Todd Lipcon commented on MAPREDUCE-1114:
----------------------------------------

bq. I don't think the 15 second payoff justifies the maintenance cost of a custom caching layer for ivy.

Comparing the 15 second payoff to the full build time isn't particular important to me. For me, the ability to quickly iterate on code while recompiling and rerunning unit tests is the big payoff - so I look at this as a 60% speedup in my development cycle rather than a few % speedup in the full build.

I may be in the minority, though, as I don't use eclipse or anything other fancy IDE that does incremental compilation.

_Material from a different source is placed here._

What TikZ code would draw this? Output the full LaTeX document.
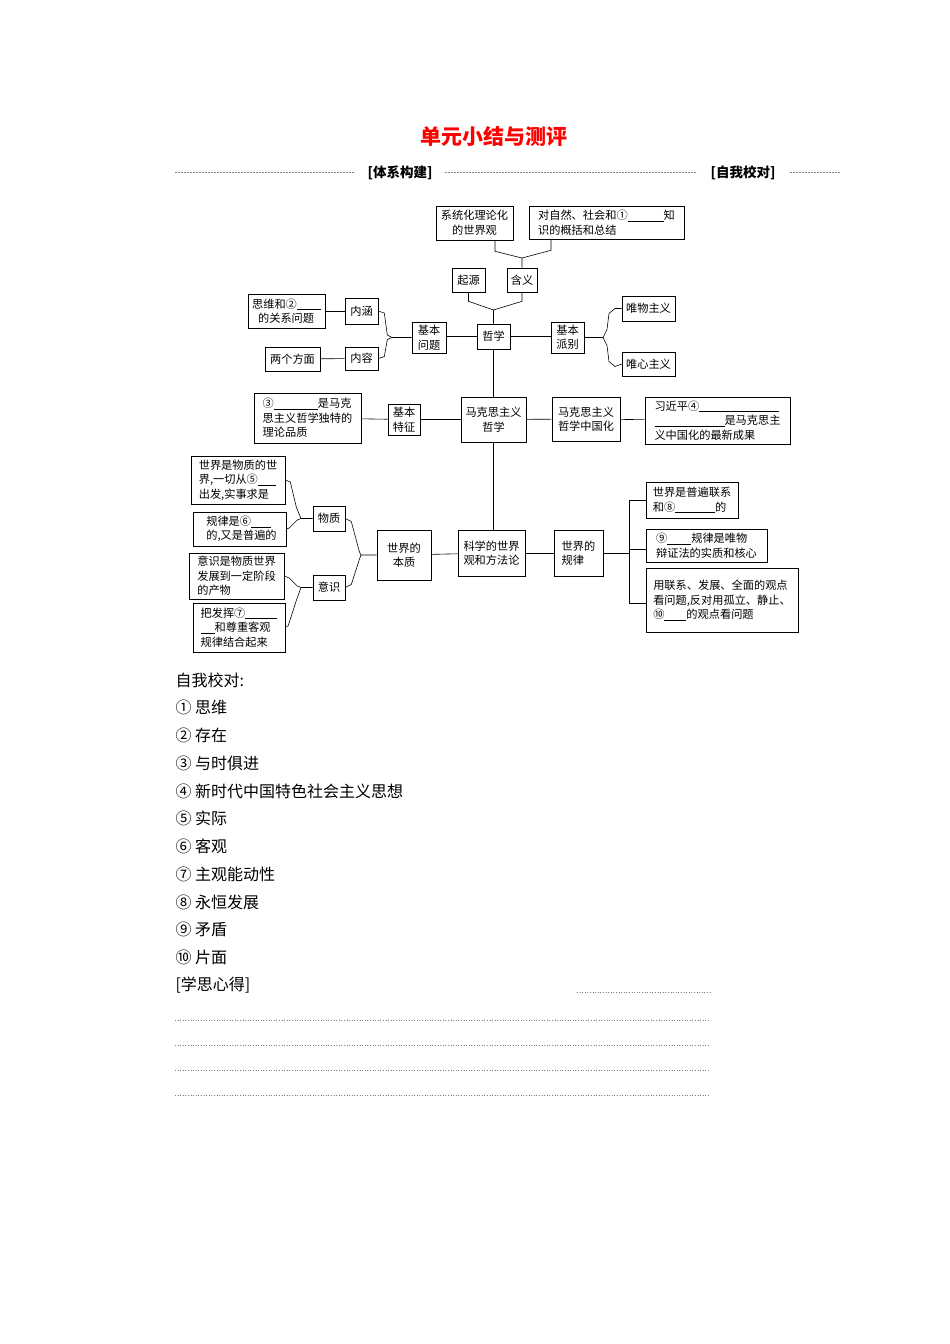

Anyone else care to chime in?

> Speed up ivy resolution in builds with clever caching
> -----------------------------------------------------
>
>                 Key: MAPREDUCE-1114
>                 URL: https://issues.apache.org/jira/browse/MAPREDUCE-1114
>             Project: Hadoop Map/Reduce
>          Issue Type: Improvement
>          Components: build
>    Affects Versions: 0.22.0
>            Reporter: Todd Lipcon
>            Assignee: Todd Lipcon
>            Priority: Minor
>         Attachments: mapreduce-1114.txt, mapreduce-1114.txt, mapreduce-1114.txt
>
>
> An awful lot of time is spent in the ivy:resolve parts of the build, even when all of the dependencies have been fetched and cached. Profiling showed this was in XML parsing. I have a sort-of-ugly hack which speeds up incremental compiles (and more importantly "ant test") significantly using some ant macros to cache the resolved classpaths.